Juan Enriquez, Managing Director of Excel Venture Management and a leading authority on the economic impact of life sciences on business and society and a respected business leader and entrepreneur. Prior to Excel, he was the founding Director of the Harvard Business School's Life Sciences Project, with many of his innovative thoughts captured in his bestselling book, As The Future Catches You, which provided an accurate blueprint of how a bio-based economy changes industries and corporations. His most recent publication is an eBook, Homo Evolutis: A Short Tour of our New Species, which describes a world where humans increasingly shape their environment, themselves, and other species. Following HBS, Juan became an active angel investor and founder of Biotechonomy Ventures which invested in BioTrove, Xcellerex, and Synthetic Genomics, a company he co founded with Drs. J. Craig Venter and Hamilton Smith to apply life sciences to energy markets.

Anne Goldfeld, Professor of Medicine at Harvard Medical School, a Senior Investigator at the Immune Disease Institute, Associate Professor of Immunology and Infectious Disease at the Harvard School of Public Health, and a member of the Infectious Disease Division at Brigham & Women's Hospital in Boston. Work in her laboratory at the Immune Disease Institute focuses on basic gene regulation and on new understanding of how the immune system responds to tuberculosis and AIDS. Her lab has discovered basic mechanisms of cell type- and inducer-specific gene regulation using the TNF gene and HIV as model systems and genes and described new T cell responses associated with TB susceptibility and latency. As the co-founder of the Cambodian Health Committee and the Global Health Committee, she has helped pioneer new models of TB and AIDS care and access to treatment while integrating basic research approaches to improve care and to discover new approaches and therapies.

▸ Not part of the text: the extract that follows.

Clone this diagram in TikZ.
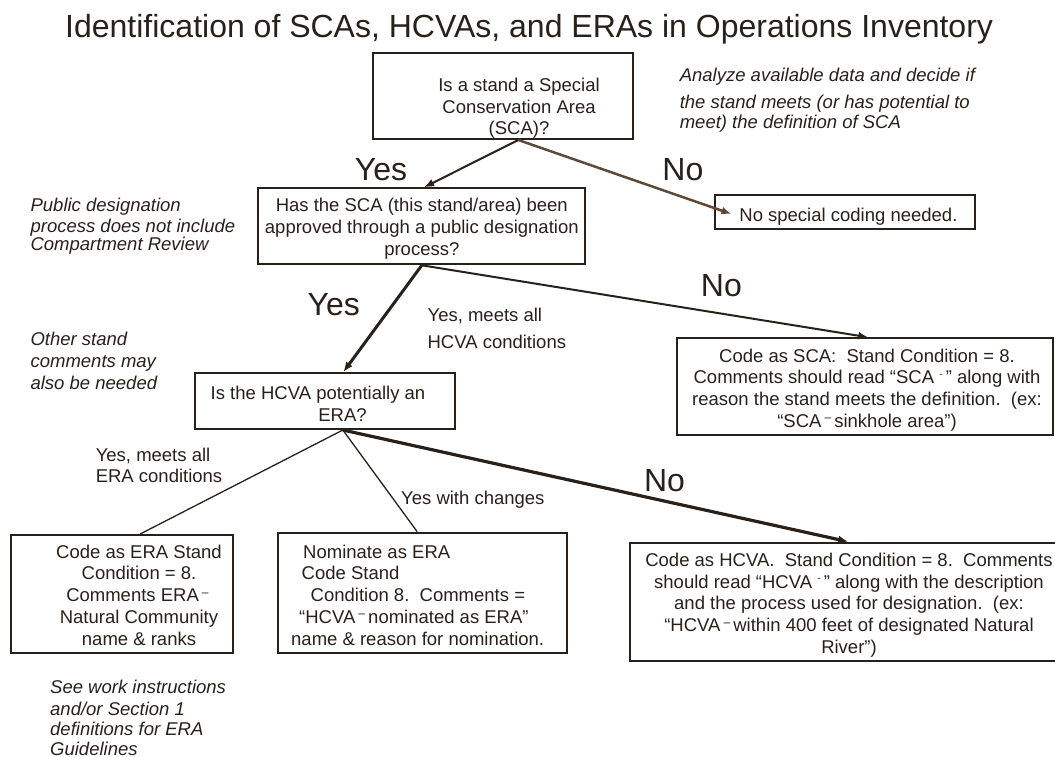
\documentclass[tikz,border=0pt]{standalone}
\usepackage{fontspec}
\setmainfont{Liberation Sans}
\usetikzlibrary{arrows.meta}
\definecolor{ink}{RGB}{40,32,26}
\definecolor{inkbrown}{RGB}{92,74,54}
\newcommand*{\pageW}{1055}
\newcommand*{\pageH}{757}
\newcommand*{\topdash}{\,\raisebox{.55ex}{\fontsize{12}{12}\selectfont –}\,}
\newcommand*{\tophyph}{\raisebox{.7ex}{\fontsize{10}{10}\selectfont -}\,}

\begin{document}
\begin{tikzpicture}[x=1pt,y=-1pt,
	every node/.style={text=ink},
	box/.style={draw=ink,line width=2pt,inner sep=0pt},
	txt/.style={font=\fontsize{18.5}{21.7}\selectfont,inner sep=0pt,align=center},
	note/.style={font=\fontsize{18.5}{21.7}\selectfont\itshape,inner sep=0pt,align=left,anchor=base west},
	big/.style={font=\fontsize{32}{36}\selectfont,inner sep=0pt,anchor=base west},
	link/.style={draw=ink,line width=1.3pt},
	flow/.style={draw=ink,line width=2pt,-{Latex[length=10pt,width=8pt]}}]
	\useasboundingbox (0,0) rectangle (\pageW,\pageH);
	
	\node[big] (title) at (65,37.3) {Identification of SCAs, HCVAs, and ERAs in Operations Inventory};
	
	% boxes
	\node[box,minimum width=260.4,minimum height=86.3] (q1) at (502.9,95.85) {};
	\node[box,minimum width=326.8,minimum height=76] (q2) at (421.8,226.3) {};
	\node[box,minimum width=260.5,minimum height=34] (nospec) at (845,212) {};
	\node[box,minimum width=376.4,minimum height=96.7] (sca) at (864.8,386.65) {};
	\node[box,minimum width=259.7,minimum height=56] (q3) at (324.85,401) {};
	\node[box,minimum width=222.2,minimum height=118.3] (era) at (121.9,594.15) {};
	\node[box,minimum width=288.8,minimum height=120.6] (nom) at (422.4,593) {};
	\node[box,minimum width=435.6,minimum height=118] (hcva) at (848.2,601.7) {};
	
	% box texts (base = last line)
	\node[txt,anchor=base] (q1txt) at (519,135) {Is a stand a Special\\Conservation Area\\(SCA)?};
	\node[txt,anchor=base] (q2txt) at (421.8,255) {Has the SCA (this stand/area) been\\approved through a public designation\\process?};
	\node[txt,anchor=base west] (nospectxt) at (739.2,221) {No special coding needed.};
	\node[txt,anchor=base] (scatxt) at (867,427.3) {Code as SCA:\ \ Stand Condition = 8.\\Comments should read “SCA \tophyph” along with\\reason the stand meets the definition.\ \ (ex:\\“SCA\topdash sinkhole area”)};
	\node[txt,anchor=base] (q3txt) at (318,421) {Is the HCVA potentially an\\\hspace*{49pt}ERA?};
	\node[txt,anchor=base] (eratxt) at (139,645) {Code as ERA Stand\\Condition = 8.\\Comments ERA\topdash\\Natural Community\\name \& ranks};
	\node[txt,align=left,anchor=base west] (nomtxt) at (291,645) {\hspace*{12pt}Nominate as ERA\\\hspace*{10.5pt}Code Stand\\\hspace*{19.5pt}Condition 8.\ \ Comments =\\\hspace*{8pt}“HCVA\topdash nominated as ERA”\\name \& reason for nomination.};
	\node[txt,anchor=base] (hcvatxt) at (849,653.3) {Code as HCVA.\ \ Stand Condition = 8.\ \ Comments\\should read “HCVA \tophyph” along with the description\\and the process used for designation.\ \ (ex:\\“HCVA\topdash within 400 feet of designated Natural\\River”)};
	
	% branch labels
	\node[big] (yes1) at (354.7,180) {Yes};
	\node[big] (no1) at (662.2,180) {No};
	\node[big] (yes2) at (307.4,315) {Yes};
	\node[big] (no2) at (700.7,296.7) {No};
	\node[big] (no3) at (643.8,491.7) {No};
	\node[txt,align=left,anchor=base west] (hcvacond) at (427.4,348.3) {Yes, meets all\\[5pt]HCVA conditions};
	\node[txt,align=left,anchor=base west] (eracond) at (95.6,482.7) {Yes, meets all\\ERA conditions};
	\node[txt,anchor=base west] (changes) at (401,504.3) {Yes with changes};
	
	% side notes
	\node[note] (nsca) at (679.6,128.3) {Analyze available data and decide if\\[5pt]the stand meets (or has potential to\\[-1.7pt]meet) the definition of SCA};
	\node[note] (npub) at (30.4,250) {Public designation\\process does not include\\[-4.4pt]Compartment Review};
	\node[note] (nother) at (30.4,389) {Other stand\\comments may\\also be needed};
	\node[note] (nsee) at (50,755) {See work instructions\\and/or Section 1\\[-1.7pt]definitions for ERA\\[-1.7pt]Guidelines};
	
	% connectors
	\coordinate (q1out) at ([xshift=15.4pt]q1.south);
	\coordinate (q3out) at ([xshift=18pt]q3.south);
	\draw[flow] (q1out) -- ([xshift=2.2pt]q2.north);
	\draw[flow,draw=inkbrown,line width=2.5pt] (q1out) -- ([xshift=17.7pt,yshift=-2pt]nospec.west);
	\draw[flow,line width=3pt] (q2.south) -- ([xshift=18.5pt]q3.north);
	\draw[flow] (q2.south) -- ([xshift=3.5pt]sca.north);
	\draw[link] (q3out) -- ([xshift=18.3pt]era.north);
	\draw[link] (q3out) -- ([xshift=-5.2pt]nom.north);
	\draw[flow,line width=3.2pt] (q3out) -- (hcva.north);
\end{tikzpicture}
\end{document}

Jeffrey Griffiths, Associate Professor of Public Health and Medicine, Department of Public Health and Community Medicine and Department of Medicine, Tufts University School of Medicine.  He is the Director of the Global Nutrition Collaborative Research Support Program—Africa at the Friedman School of Nutrition at Tufts and the Director of the Global Health, Public Health and Professional Degree Programs at the Tufts School of Medicine.  He is an Adjunct Professor at the Friedman School and at the Tufts School of Engineering and an Adjunct Associate Professor at the Tufts Cummings School of Veterinary Medicine.  He also is the Chair of the Drinking Water Panel for the US Environmental Protections Agency’s Science Advisory Board.